### [RAW DATA]
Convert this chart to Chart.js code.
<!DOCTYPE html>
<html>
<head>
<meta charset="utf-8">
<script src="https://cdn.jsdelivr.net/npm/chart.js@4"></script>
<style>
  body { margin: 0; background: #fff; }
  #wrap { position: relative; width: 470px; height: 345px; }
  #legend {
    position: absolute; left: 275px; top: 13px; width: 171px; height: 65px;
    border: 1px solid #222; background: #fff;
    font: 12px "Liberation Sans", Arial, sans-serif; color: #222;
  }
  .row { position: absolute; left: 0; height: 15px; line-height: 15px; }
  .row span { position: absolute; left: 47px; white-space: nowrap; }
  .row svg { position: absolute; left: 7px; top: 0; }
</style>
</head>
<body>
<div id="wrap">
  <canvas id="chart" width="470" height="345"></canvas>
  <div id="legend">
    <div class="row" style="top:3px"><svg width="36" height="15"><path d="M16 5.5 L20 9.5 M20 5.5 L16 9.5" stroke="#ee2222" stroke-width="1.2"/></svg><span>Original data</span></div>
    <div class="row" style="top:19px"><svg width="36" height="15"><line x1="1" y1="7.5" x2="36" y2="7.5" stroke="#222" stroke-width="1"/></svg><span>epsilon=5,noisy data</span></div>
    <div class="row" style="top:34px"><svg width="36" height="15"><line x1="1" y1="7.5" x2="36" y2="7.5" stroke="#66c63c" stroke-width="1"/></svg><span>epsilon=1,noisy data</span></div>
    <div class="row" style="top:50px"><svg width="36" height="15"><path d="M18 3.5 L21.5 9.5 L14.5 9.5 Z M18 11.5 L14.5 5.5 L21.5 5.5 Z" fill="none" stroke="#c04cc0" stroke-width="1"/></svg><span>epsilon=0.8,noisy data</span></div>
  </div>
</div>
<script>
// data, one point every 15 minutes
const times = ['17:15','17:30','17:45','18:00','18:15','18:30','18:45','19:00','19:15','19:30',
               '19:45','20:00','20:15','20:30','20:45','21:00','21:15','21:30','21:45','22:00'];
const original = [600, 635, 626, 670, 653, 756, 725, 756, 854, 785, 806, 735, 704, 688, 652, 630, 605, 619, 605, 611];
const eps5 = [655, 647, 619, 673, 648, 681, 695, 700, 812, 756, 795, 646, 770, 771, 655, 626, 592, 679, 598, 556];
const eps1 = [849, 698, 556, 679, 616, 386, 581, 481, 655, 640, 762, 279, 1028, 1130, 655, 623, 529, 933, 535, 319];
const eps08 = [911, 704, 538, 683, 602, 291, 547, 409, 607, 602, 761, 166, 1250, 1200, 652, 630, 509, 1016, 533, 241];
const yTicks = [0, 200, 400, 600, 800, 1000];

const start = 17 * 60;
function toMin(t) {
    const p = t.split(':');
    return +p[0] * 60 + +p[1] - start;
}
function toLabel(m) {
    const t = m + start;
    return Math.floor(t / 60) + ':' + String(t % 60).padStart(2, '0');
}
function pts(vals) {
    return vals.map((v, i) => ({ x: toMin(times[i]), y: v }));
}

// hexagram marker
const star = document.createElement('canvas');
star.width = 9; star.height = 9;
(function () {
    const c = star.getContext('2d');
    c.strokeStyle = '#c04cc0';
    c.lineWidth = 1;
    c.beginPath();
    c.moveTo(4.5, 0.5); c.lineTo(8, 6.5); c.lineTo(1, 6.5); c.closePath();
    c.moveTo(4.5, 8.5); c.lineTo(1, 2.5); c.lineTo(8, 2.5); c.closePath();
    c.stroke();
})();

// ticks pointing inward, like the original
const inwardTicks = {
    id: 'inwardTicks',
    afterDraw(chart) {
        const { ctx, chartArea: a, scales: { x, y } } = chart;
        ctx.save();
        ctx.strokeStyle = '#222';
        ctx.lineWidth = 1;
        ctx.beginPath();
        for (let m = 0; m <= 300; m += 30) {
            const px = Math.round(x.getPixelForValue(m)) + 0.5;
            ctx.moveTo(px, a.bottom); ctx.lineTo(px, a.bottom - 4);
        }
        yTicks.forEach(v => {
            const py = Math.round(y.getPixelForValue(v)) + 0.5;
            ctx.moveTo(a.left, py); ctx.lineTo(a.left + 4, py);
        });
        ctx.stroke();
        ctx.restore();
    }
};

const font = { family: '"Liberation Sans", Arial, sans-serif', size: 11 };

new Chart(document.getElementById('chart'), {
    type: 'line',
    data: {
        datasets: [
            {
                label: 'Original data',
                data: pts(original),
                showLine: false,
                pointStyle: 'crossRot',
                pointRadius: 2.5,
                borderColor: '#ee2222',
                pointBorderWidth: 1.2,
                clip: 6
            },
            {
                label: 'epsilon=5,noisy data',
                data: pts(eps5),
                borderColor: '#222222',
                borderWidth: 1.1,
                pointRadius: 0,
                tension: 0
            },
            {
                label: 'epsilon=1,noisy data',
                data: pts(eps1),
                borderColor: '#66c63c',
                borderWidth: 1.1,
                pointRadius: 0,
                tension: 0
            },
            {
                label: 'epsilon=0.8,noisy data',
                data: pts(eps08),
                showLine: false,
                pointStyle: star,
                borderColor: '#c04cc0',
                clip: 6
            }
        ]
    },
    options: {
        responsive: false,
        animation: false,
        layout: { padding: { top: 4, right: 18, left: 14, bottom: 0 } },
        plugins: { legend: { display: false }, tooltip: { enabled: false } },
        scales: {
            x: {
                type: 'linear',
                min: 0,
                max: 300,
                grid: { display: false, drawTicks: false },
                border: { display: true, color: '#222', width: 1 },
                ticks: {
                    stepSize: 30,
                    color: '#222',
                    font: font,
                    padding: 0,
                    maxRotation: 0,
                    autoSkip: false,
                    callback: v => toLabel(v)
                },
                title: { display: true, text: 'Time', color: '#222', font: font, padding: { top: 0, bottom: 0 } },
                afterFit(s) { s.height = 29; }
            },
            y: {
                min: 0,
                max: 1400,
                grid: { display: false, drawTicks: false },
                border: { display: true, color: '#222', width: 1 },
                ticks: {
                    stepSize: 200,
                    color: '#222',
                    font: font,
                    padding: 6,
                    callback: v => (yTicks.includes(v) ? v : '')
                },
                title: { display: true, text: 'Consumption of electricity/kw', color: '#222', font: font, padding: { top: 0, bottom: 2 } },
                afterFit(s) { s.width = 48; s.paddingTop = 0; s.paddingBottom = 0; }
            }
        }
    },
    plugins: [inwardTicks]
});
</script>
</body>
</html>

### [DIRECTIONS FOR THIS TASK]
Find all the lines containing "chart" in the material, then copy them.

### [WRITTEN RESPONSE]
Convert this chart to Chart.js code.
<script src="https://cdn.jsdelivr.net/npm/chart.js@4"></script>
  <canvas id="chart" width="470" height="345"></canvas>
    afterDraw(chart) {
        const { ctx, chartArea: a, scales: { x, y } } = chart;
new Chart(document.getElementById('chart'), {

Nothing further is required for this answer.